The issue here is not numbers, but motives, means and ends. Why do we gather in this way and with what desires and appetites? How is such a crowd gathered, and what is it cohering around? What is the purpose and outcome of such a gathering?

To be sure, out of such a great throng there will be those who disappoint. There might be some who are simply along for the ride. There may be some who like the glitz and glamour, and who are there simply to gawk and gawp at their heroes. Perhaps, under different, harder circumstances, there would be some who would turn away. But how many more, we hope, would ask, "To whom else should we go? Christ Jesus has the words of eternal life."

Suspicion? Yes, there are many compromisers in the world, but Christ has said that if he is lifted up, he will draw many to himself.

Sneering? I may not agree with all that is said and done, but God scorns the scornful, and gives grace to the humble.

Sourness? We may never gather or preach to such a crowd, but if Christ is preached, I will rejoice!
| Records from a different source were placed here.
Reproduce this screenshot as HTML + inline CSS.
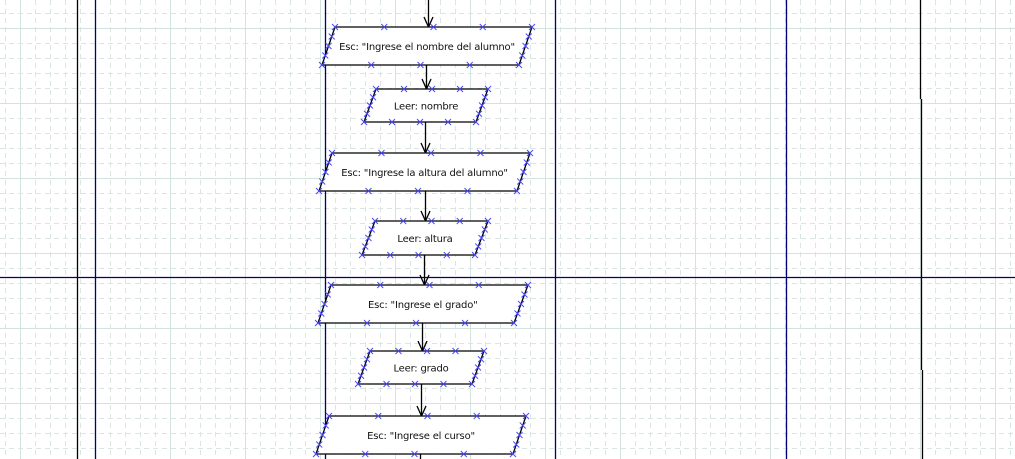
<!DOCTYPE html>
<html><head><meta charset="utf-8"><style>
html,body{margin:0;padding:0;background:#fff;}
svg{display:block}
text{font-family:"DejaVu Sans","Liberation Sans",sans-serif;font-size:10px;letter-spacing:-0.2px;fill:#111}
</style></head><body>
<svg id="s" width="1015" height="459" xmlns="http://www.w3.org/2000/svg">
<g id="grid"></g>
<g stroke-width="1.3" fill="none">
<line x1="77.5" y1="0" x2="77.5" y2="459" stroke="#000"/>
<line x1="95.5" y1="0" x2="95.5" y2="459" stroke="#00007a"/>
<line x1="325.5" y1="0" x2="325.5" y2="459" stroke="#00007a"/>
<line x1="555.5" y1="0" x2="555.5" y2="459" stroke="#00007a"/>
<line x1="786.5" y1="0" x2="786.5" y2="459" stroke="#00007a"/>
<line x1="920.5" y1="0" x2="920.5" y2="99" stroke="#000"/>
<line x1="921.5" y1="99" x2="921.5" y2="370" stroke="#000"/>
<line x1="922.5" y1="370" x2="922.5" y2="459" stroke="#000"/>
<line x1="0" y1="277.5" x2="1015" y2="277.5" stroke="#00007a"/>
</g>
<g id="shapes"></g>
</svg>
<script>
var NS="http://www.w3.org/2000/svg";
function el(p,t,a,txt){var e=document.createElementNS(NS,t);for(var k in a)e.setAttribute(k,a[k]);if(txt)e.textContent=txt;p.appendChild(e);return e;}
var g=document.getElementById("grid");
for(var x=5;x<1015;x+=15){var solid=((x-20)%75===0);el(g,"line",{x1:x+.5,y1:0,x2:x+.5,y2:459,stroke:solid?"#d3e3e0":"#dbe5e3","stroke-width":1,"stroke-dasharray":solid?"":"5,4"});}
for(var y=13;y<459;y+=15){var solid=((y-28)%75===0);el(g,"line",{x1:0,y1:y+.5,x2:1015,y2:y+.5,stroke:solid?"#d3e3e0":"#dbe5e3","stroke-width":1,"stroke-dasharray":solid?"":"5,4"});}
var sh=document.getElementById("shapes");
var S=[
[27,65,335,532,322,519,'Esc: "Ingrese el nombre del alumno"'],
[89,122,376,488,364,476,'Leer: nombre'],
[153,191,332,530,319,517,'Esc: "Ingrese la altura del alumno"'],
[221,255,375,488,362,475,'Leer: altura'],
[285,323,331,528,318,514,'Esc: "Ingrese el grado"'],
[351,384,370,484,358,472,'Leer: grado'],
[416,454,329,526,316,513,'Esc: "Ingrese el curso"']];
function xm(x,y){el(sh,"path",{d:"M"+(x-3)+" "+(y-3)+"L"+(x+3)+" "+(y+3)+"M"+(x+3)+" "+(y-3)+"L"+(x-3)+" "+(y+3),stroke:"#4a4aff","stroke-width":1,fill:"none"});}
function arrow(x,y1,y2){el(sh,"line",{x1:x+.5,y1:y1,x2:x+.5,y2:y2,stroke:"#000","stroke-width":1.3});
el(sh,"path",{d:"M"+(x-4)+" "+(y2-10)+"L"+(x+.5)+" "+y2+"L"+(x+5)+" "+(y2-10),stroke:"#000","stroke-width":1.3,fill:"none"});}
arrow(428,0,27);
var cx=[426,425,425,424,422,421];
for(var i=0;i<S.length;i++){var s=S[i];
el(sh,"polygon",{points:s[2]+","+s[0]+" "+s[3]+","+s[0]+" "+s[5]+","+s[1]+" "+s[4]+","+s[1],fill:"#fff",stroke:"#000","stroke-width":1.3});
el(sh,"text",{x:(s[2]+s[3]+s[4]+s[5])/4,y:(s[0]+s[1])/2+4,"text-anchor":"middle"},s[6]);
for(var k=0;k<=4;k++){xm(s[2]+(s[3]-s[2])*k/4,s[0]);xm(s[4]+(s[5]-s[4])*k/4,s[1]);}
for(var k=1;k<4;k++){var t=k/4;xm(s[2]+(s[4]-s[2])*t,s[0]+(s[1]-s[0])*t);xm(s[3]+(s[5]-s[3])*t,s[0]+(s[1]-s[0])*t);}
if(i<cx.length)arrow(cx[i],s[1],S[i+1][0]);}
el(sh,"line",{x1:420.5,y1:454,x2:420.5,y2:459,stroke:"#000","stroke-width":1.3});
</script>
</body></html>
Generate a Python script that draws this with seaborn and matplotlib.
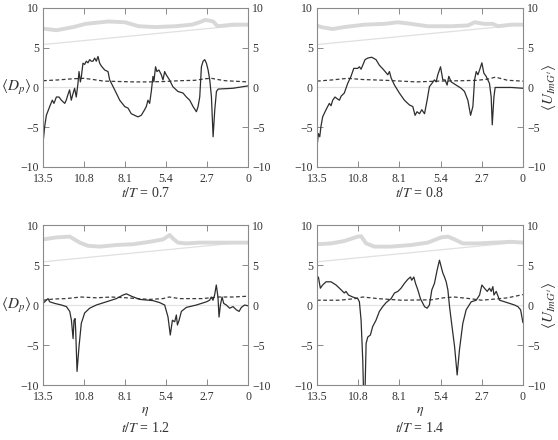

If this is a gathering of those who are together for the gospel, who have drawn together not just to hear some guru spout but to hear Christ proclaimed, who are united by the truth of a crucified Christ, and who want to know how to make him known, I want to assume the best. If this is taking place in groups of eight or eighteen here and there, it is a good thing, if we take to heart the things that we hear and believe and live accordingly. If it is taking place in a group of eight thousand, it is a good thing, if they go back to their churches with faith and life purer and better defined. Whether we are larger or smaller, let us search our hearts, consider our motives, means and ends, and ensure that truly it is the crucified and risen Christ in whom we glory, around whom we gather and for whom we go.